Asombra, de todos modos, que un estudioso de la cultura clásica tan avezado como Padilla pase por alto que esta no se limita, por fortuna, al blancor inmarcesible -e irreal- de las estatuas ponderadas por Winckelmann en el siglo XVIII, que no es solo un producto de la Ilustración en manos de unos cuantos idealistas trasnochados, ni tampoco, por supuesto, esas imitaciones de Leónidas y otros ejemplos de resistencia frente al invasor que proliferan en las filas ultraderechistas estadounidenses, sino muchos siglos de historia humana, rebosantes de riqueza y complejidad. Clásicos los hay para todos los gustos, humores y etapas de la vida. Uno puede leerlos y admirarlos para no sucumbir a la tentación de suplantar con sus penurias personales la tragedia de la Historia -como proponía Zbigniew Herbert en su poema Por qué clásicos-, para encontrar una forma de afirmar la propia y defectuosa individualidad frente a las exigencias de la tradición -como hizo Padilla en su juventud, cuando interpretó estratégicamente, con vistas a la consecución de sus fines, el célebre poema de Arquíloco en el que este abandona su escudo junto a un matorral (una acción denigrante para un guerrero) y huye de la batalla-. Y pueden leerse también -yo lo hago a menudo- solo para disfrutar, para reconciliarse con el paso del tiempo, para ser feliz. Como quiera que sea, conviene tener en cuenta las palabras de la gran Mary Beard: tan estúpido es rechazarlos o negarse, por prejuicios, a conocerlos, como ridículo y peligroso venerarlos sin condiciones.
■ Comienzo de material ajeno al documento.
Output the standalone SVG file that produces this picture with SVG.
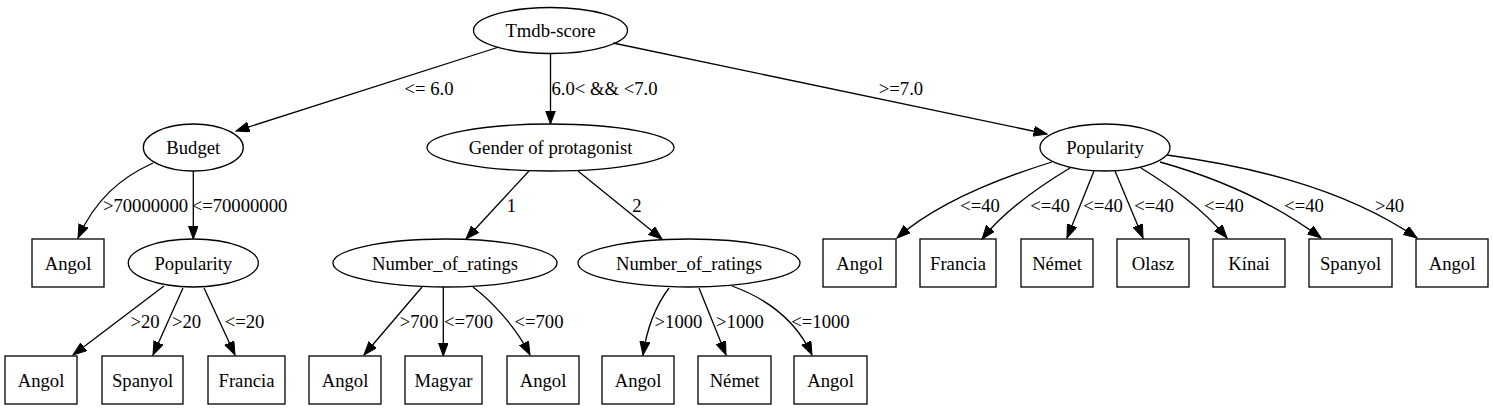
<svg xmlns="http://www.w3.org/2000/svg" width="1493" height="410" viewBox="0 0 1493 410">
<style>
text{font-family:"Liberation Serif",Tinos,"Times New Roman",Times,"Noto Serif","DejaVu Serif","Nimbus Roman","FreeSerif",serif;font-size:18.67px;fill:#000;text-anchor:middle}
.n ellipse,.n rect{fill:none;stroke:#000;stroke-width:1.3}
#edges path{fill:none;stroke:#000;stroke-width:1.3;marker-end:url(#arr)}
</style>
<defs>
<marker id="arr" markerUnits="userSpaceOnUse" markerWidth="16" markerHeight="12" refX="13.5" refY="5" orient="auto">
<polygon points="0,0 13.5,5 0,10" fill="#000" stroke="#000" stroke-width="1"/>
</marker>
</defs>
<rect width="1493" height="410" fill="#fff"/>
<g id="edges">
<path d="M499,47 L236,131"/>
<path d="M550.5,53.5 L550.5,124"/>
<path d="M613,43 L1047,134"/>
<path d="M153,163 C120,178 95,200 78,238"/>
<path d="M193.3,171 L193.3,239"/>
<path d="M164,286 L73,355"/>
<path d="M183,288 L153,355"/>
<path d="M204,288 L235,355"/>
<path d="M529,171 L466,239"/>
<path d="M578,171 L662,239"/>
<path d="M422,287 L364,355"/>
<path d="M443.3,287 L443.3,356"/>
<path d="M473,287 C490,300 515,325 530,355"/>
<path d="M669,288 C660,300 648,320 643,355"/>
<path d="M699,288 L726,355"/>
<path d="M732,286 C765,298 795,318 812,355"/>
<path d="M1052,162 C1010,175 940,200 897,238"/>
<path d="M1070,168 C1040,186 1005,210 982,239"/>
<path d="M1094,171 L1067,238"/>
<path d="M1115,171 L1143,238"/>
<path d="M1141,168 C1170,186 1200,206 1227,238"/>
<path d="M1160,162 C1210,176 1270,200 1321,238"/>
<path d="M1167,155 C1240,165 1340,185 1417,238"/>
<g id="edge-labels">
<text x="429" y="95">&lt;= 6.0</text>
<text x="604.5" y="95">6.0&lt; &amp;&amp; &lt;7.0</text>
<text x="901" y="95">&gt;=7.0</text>
<text x="145.5" y="212">&gt;70000000</text>
<text x="239.5" y="212">&lt;=70000000</text>
<text x="511.5" y="212">1</text>
<text x="637" y="212">2</text>
<text x="980" y="212">&lt;=40</text>
<text x="1050" y="212">&lt;=40</text>
<text x="1103" y="212">&lt;=40</text>
<text x="1154" y="212">&lt;=40</text>
<text x="1224" y="212">&lt;=40</text>
<text x="1304" y="212">&lt;=40</text>
<text x="1389.5" y="212">&gt;40</text>
<text x="145" y="328">&gt;20</text>
<text x="186.5" y="328">&gt;20</text>
<text x="244.5" y="328">&lt;=20</text>
<text x="419" y="328">&gt;700</text>
<text x="468.5" y="328">&lt;=700</text>
<text x="539" y="328">&lt;=700</text>
<text x="678.5" y="328">&gt;1000</text>
<text x="740" y="328">&gt;1000</text>
<text x="820.5" y="328">&lt;=1000</text>
</g>
</g>
<g id="tmdb" class="n"><ellipse cx="550.5" cy="30.5" rx="77" ry="23"/><text x="550.5" y="37">Tmdb-score</text></g>
<g id="budget" class="n"><ellipse cx="193.3" cy="147.5" rx="50" ry="23.5"/><text x="193.3" y="154">Budget</text></g>
<g id="gender" class="n"><ellipse cx="550.5" cy="147.5" rx="123.5" ry="23.5"/><text x="550.5" y="154">Gender of protagonist</text></g>
<g id="popR" class="n"><ellipse cx="1105" cy="147.5" rx="65" ry="23.5"/><text x="1105" y="154">Popularity</text></g>
<g id="angol1" class="n"><rect x="32" y="239" width="72" height="48"/><text x="68" y="270">Angol</text></g>
<g id="popL" class="n"><ellipse cx="193.3" cy="263" rx="65" ry="24"/><text x="193.3" y="270">Popularity</text></g>
<g id="nor1" class="n"><ellipse cx="445" cy="263" rx="112" ry="24"/><text x="445" y="270">Number_of_ratings</text></g>
<g id="nor2" class="n"><ellipse cx="689" cy="263" rx="111" ry="24"/><text x="689" y="270">Number_of_ratings</text></g>
<g id="r_angol1" class="n"><rect x="823" y="239" width="73" height="48"/><text x="859.5" y="270">Angol</text></g>
<g id="r_francia" class="n"><rect x="920" y="239" width="76" height="48"/><text x="958" y="270">Francia</text></g>
<g id="r_nemet" class="n"><rect x="1021" y="239" width="72" height="48"/><text x="1057" y="270">Német</text></g>
<g id="r_olasz" class="n"><rect x="1117" y="239" width="72" height="48"/><text x="1153" y="270">Olasz</text></g>
<g id="r_kinai" class="n"><rect x="1213" y="239" width="72" height="48"/><text x="1249" y="270">Kínai</text></g>
<g id="r_spanyol" class="n"><rect x="1309" y="239" width="83" height="48"/><text x="1350.5" y="270">Spanyol</text></g>
<g id="r_angol2" class="n"><rect x="1416" y="239" width="72" height="48"/><text x="1452" y="270">Angol</text></g>
<g id="b_angol1" class="n"><rect x="5" y="356" width="72" height="48"/><text x="41" y="387">Angol</text></g>
<g id="b_spanyol" class="n"><rect x="102" y="356" width="81" height="48"/><text x="142.5" y="387">Spanyol</text></g>
<g id="b_francia" class="n"><rect x="208" y="356" width="77" height="48"/><text x="246.5" y="387">Francia</text></g>
<g id="b_angol2" class="n"><rect x="309" y="356" width="72" height="48"/><text x="345" y="387">Angol</text></g>
<g id="b_magyar" class="n"><rect x="405" y="356" width="77" height="48"/><text x="443.5" y="387">Magyar</text></g>
<g id="b_angol3" class="n"><rect x="507" y="356" width="72" height="48"/><text x="543" y="387">Angol</text></g>
<g id="b_angol4" class="n"><rect x="602" y="356" width="72" height="48"/><text x="638" y="387">Angol</text></g>
<g id="b_nemet" class="n"><rect x="698" y="356" width="73" height="48"/><text x="734.5" y="387">Német</text></g>
<g id="b_angol5" class="n"><rect x="794" y="356" width="73" height="48"/><text x="830.5" y="387">Angol</text></g>
</svg>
Pero eso, el famoso término medio donde se encuentra, según los griegos, la virtud, es lo que desaparece a toda velocidad, engullido por la cruzada puritana contra la inmundicia del mundo; se acabó lo de mirar las cosas con distancia, incluso las propias: o estás contra la ofensa o eres el ofensor. Eso, y las escasas probabilidades de que los jóvenes se interesen por disciplinas que, si no tenían bastante con ser consideradas inútiles por el sistema, a partir de ahora se considerarán también injustas. Porque, casi seguro, esta nueva batalla cultural nacida en el seno de la universidad estadounidense la acabaremos importando, como las otras, y enarbolando para vivir a flor de piel -con emociones caricaturescas que los clásicos, claro, no aprobarían- nuestras ficciones del compromiso político y social.

Los aires revisionistas, con todo, nos recuerdan que el pasado no existe como algo fijo, pues la mirada que el presente proyecta sobre él lo modifica. Y esto permite a la tradición resistirse a que la tomen por un simple cliché. Y a los clásicos soportar el asedio de lo inmediato para sobrevivir a futuros de lo más variopintos y a eras de lo más oscuras. Ahí seguirán, más allá de las razas y los géneros, dispuestos a hablarnos de la vida y la muerte, del placer y el dolor, de la crueldad y la magnanimidad. Aunque no de nuestra inocencia, ni de nuestra pureza, eso que tanto nos gustaría, eso que no podemos ya, por lo visto, perdonarles.